If a connector is implemented by marking all nodes as not queryable , then configuring an instance of that connector with queryable=true has no effect.
Any nodes that are queryable will be included in the index, as long as the hierarchical database is notified of new nodes. By default, external nodes are not automatically indexed. To index them, use the public API for reindexing.
Once indexed, the nodes can be queried like any other nodes.
A connector works by creating a node representation of external data, and that node contains the references to the node's children. These references are relatively small (the ID and name of the child), and for many connectors this is sufficient and fast enough. However, when the number of children under a node starts to increase, building the list of child references for a parent node can become noticeable and even burdensome, especially when few (if any) of the child references may ultimately be resolved into nodes because no client actually uses those references.
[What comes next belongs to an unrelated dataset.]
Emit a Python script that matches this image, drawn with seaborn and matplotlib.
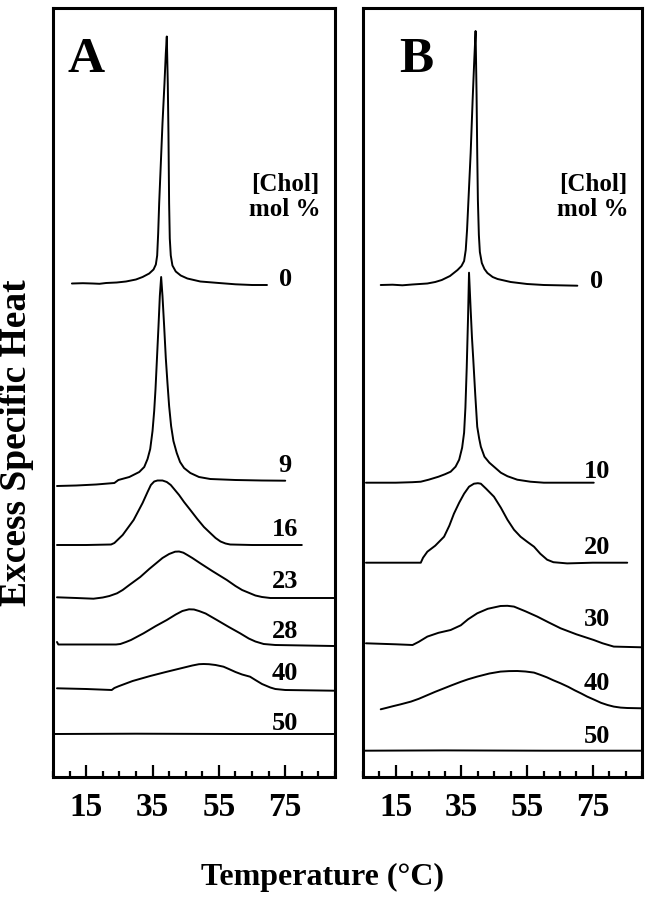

A pageable connector is one that will expose the children of nodes in a "page by page" fashion, where the parent node only contains the first page of child references and subsequent pages are loaded only if needed. This turns out to be quite effective, since when clients navigate a specific path (or ask for a specific child of a parent by its name) the hierarchical database does not need to use the child references in a node's document and can instead have the connector resolve such (relative or absolute external) paths into an identifier and then ask for the document with that ID.
Therefore, the only time the child references are needed are when clients iterate over the children of a node. A pageable connector will only be asked for as many pages as needed to handle the client's iteration, making it very efficient for exposing a node structure that can contain nodes with numerous children.